## Requirements
Reproduce exactly the run of lines from the one containing "Write a Python" through the one containing "from bokeh.core.properties import value". Pictures do not belong in the copy.

## Provided records
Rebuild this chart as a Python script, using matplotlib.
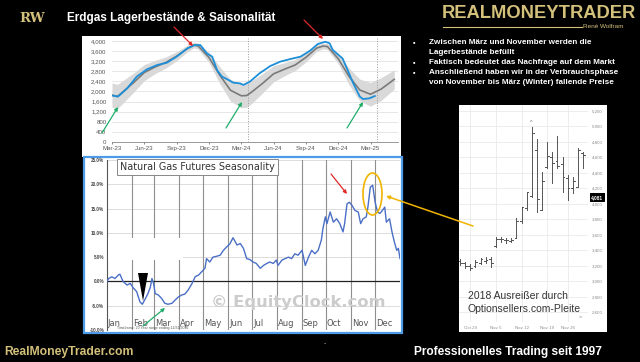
* * *
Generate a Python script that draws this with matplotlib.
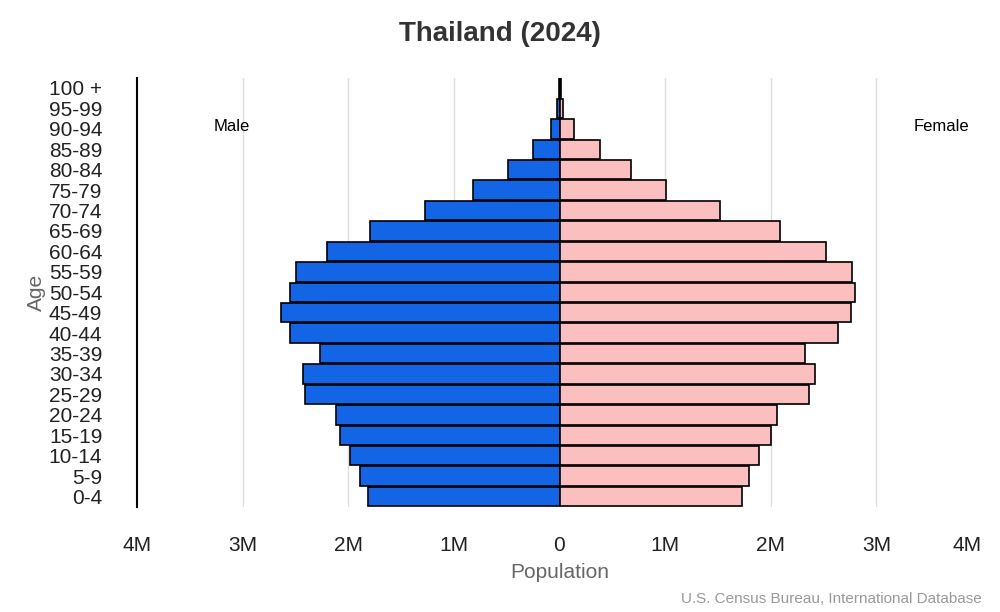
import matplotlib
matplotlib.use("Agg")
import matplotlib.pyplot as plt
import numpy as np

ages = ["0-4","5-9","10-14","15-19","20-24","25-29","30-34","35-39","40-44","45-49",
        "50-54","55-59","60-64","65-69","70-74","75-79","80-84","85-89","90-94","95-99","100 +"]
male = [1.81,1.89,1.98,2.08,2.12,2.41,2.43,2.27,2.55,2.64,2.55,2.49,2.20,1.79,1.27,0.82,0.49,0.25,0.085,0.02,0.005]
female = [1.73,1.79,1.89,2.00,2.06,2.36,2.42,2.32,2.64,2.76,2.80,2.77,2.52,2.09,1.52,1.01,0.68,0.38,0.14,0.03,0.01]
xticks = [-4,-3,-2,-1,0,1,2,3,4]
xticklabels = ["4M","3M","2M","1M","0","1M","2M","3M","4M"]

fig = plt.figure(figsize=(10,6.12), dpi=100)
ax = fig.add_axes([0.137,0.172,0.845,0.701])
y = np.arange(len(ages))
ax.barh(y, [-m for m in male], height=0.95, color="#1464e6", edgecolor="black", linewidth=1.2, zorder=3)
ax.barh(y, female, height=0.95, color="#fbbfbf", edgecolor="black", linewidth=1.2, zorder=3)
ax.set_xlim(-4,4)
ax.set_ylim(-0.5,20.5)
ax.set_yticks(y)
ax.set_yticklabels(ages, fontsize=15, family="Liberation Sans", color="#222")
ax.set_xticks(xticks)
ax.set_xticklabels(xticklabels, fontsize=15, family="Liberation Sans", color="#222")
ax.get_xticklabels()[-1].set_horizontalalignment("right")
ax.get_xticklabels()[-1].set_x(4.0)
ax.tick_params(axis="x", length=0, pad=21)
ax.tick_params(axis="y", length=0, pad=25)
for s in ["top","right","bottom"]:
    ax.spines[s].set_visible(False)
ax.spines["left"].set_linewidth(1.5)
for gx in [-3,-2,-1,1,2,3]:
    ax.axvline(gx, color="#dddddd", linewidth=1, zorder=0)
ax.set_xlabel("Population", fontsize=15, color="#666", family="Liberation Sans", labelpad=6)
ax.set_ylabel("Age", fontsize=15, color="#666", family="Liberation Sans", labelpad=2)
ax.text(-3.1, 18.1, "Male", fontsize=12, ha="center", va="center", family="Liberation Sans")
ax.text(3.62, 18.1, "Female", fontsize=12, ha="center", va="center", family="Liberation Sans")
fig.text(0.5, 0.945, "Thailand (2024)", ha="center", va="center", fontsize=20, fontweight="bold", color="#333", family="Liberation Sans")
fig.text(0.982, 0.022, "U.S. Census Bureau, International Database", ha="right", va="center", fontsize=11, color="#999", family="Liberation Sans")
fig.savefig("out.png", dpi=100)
...
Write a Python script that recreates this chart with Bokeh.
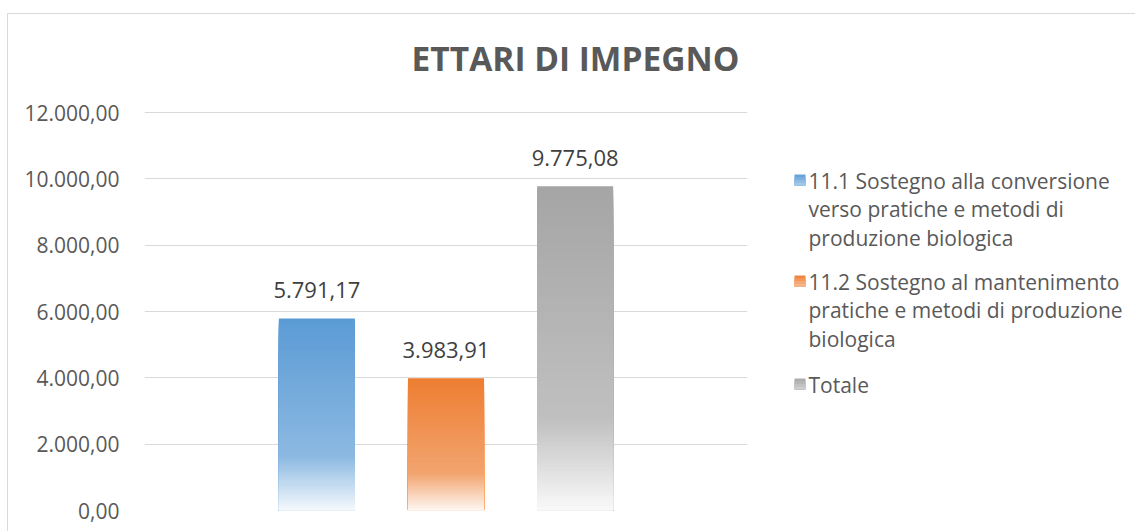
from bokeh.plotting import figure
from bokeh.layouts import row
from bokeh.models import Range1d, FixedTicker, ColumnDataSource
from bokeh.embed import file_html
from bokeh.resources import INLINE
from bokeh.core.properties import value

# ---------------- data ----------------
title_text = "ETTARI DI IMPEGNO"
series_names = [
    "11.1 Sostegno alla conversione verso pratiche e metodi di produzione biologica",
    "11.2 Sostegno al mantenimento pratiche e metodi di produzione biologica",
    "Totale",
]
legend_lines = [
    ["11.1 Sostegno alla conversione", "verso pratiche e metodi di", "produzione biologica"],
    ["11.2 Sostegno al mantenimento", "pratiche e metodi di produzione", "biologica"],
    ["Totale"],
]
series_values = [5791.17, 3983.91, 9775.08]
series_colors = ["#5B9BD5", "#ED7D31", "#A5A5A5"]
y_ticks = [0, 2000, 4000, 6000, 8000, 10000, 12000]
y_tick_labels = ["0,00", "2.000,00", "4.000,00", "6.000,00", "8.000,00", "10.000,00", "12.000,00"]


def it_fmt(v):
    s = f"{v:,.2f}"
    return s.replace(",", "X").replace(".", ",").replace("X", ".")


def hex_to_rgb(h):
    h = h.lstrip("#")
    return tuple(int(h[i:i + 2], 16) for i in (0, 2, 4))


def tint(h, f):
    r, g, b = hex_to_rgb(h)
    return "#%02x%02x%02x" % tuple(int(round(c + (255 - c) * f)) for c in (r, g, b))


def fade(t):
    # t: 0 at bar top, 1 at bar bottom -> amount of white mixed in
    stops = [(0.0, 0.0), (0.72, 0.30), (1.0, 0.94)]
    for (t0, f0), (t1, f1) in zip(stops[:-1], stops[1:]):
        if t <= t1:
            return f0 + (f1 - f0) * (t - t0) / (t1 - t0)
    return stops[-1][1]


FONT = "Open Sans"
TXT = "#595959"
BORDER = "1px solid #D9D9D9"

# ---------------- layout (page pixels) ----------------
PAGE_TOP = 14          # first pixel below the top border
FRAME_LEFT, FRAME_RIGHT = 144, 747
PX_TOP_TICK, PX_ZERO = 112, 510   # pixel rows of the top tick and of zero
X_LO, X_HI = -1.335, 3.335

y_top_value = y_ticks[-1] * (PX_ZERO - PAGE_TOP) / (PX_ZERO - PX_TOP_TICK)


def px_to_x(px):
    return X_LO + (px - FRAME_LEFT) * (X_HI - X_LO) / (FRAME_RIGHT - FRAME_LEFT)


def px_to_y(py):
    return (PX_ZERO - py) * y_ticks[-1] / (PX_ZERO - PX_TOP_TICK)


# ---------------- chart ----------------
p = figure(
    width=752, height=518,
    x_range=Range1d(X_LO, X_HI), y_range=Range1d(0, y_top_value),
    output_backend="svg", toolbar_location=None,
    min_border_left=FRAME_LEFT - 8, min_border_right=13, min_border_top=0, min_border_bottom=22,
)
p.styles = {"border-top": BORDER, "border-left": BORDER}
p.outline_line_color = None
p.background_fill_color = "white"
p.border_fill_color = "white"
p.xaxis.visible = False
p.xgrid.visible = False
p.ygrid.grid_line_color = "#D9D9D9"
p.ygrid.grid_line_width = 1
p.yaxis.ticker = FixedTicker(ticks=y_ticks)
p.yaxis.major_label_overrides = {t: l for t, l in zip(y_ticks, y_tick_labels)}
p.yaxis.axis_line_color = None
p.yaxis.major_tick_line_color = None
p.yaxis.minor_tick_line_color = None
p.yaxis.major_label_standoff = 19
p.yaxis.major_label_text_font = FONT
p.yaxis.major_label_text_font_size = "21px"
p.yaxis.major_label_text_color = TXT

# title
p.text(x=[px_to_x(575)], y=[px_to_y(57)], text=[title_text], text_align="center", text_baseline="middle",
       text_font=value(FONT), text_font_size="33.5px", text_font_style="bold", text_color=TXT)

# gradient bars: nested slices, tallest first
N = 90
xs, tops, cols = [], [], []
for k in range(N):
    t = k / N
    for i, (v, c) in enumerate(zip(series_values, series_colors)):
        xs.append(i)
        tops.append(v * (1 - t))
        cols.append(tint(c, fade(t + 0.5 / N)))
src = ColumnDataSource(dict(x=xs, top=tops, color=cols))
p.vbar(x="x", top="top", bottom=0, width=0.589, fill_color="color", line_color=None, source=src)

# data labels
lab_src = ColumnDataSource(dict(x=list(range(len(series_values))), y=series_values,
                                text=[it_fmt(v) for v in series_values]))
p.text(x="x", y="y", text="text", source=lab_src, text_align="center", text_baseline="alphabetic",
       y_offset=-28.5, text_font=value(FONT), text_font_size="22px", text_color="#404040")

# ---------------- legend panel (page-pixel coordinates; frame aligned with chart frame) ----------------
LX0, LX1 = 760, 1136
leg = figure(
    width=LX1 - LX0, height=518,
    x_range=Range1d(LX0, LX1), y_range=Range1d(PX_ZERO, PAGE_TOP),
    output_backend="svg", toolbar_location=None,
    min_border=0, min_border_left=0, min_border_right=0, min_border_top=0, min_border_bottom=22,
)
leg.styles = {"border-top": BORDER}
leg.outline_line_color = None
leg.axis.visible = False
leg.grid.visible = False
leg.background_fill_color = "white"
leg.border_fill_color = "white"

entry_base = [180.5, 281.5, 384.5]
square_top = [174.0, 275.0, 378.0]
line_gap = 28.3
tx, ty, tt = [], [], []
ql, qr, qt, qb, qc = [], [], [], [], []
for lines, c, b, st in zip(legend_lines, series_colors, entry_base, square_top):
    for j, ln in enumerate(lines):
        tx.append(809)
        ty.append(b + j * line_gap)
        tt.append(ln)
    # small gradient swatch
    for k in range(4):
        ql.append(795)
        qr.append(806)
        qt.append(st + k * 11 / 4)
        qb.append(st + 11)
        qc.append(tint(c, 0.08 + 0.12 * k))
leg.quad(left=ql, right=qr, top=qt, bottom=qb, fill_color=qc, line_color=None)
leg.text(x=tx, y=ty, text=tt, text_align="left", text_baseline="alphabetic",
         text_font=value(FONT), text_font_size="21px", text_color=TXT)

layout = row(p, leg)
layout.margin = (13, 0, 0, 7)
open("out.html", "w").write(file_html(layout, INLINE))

## The completed task
Write a Python script that recreates this chart with Bokeh.
from bokeh.plotting import figure
from bokeh.layouts import row
from bokeh.models import Range1d, FixedTicker, ColumnDataSource
from bokeh.embed import file_html
from bokeh.resources import INLINE
from bokeh.core.properties import value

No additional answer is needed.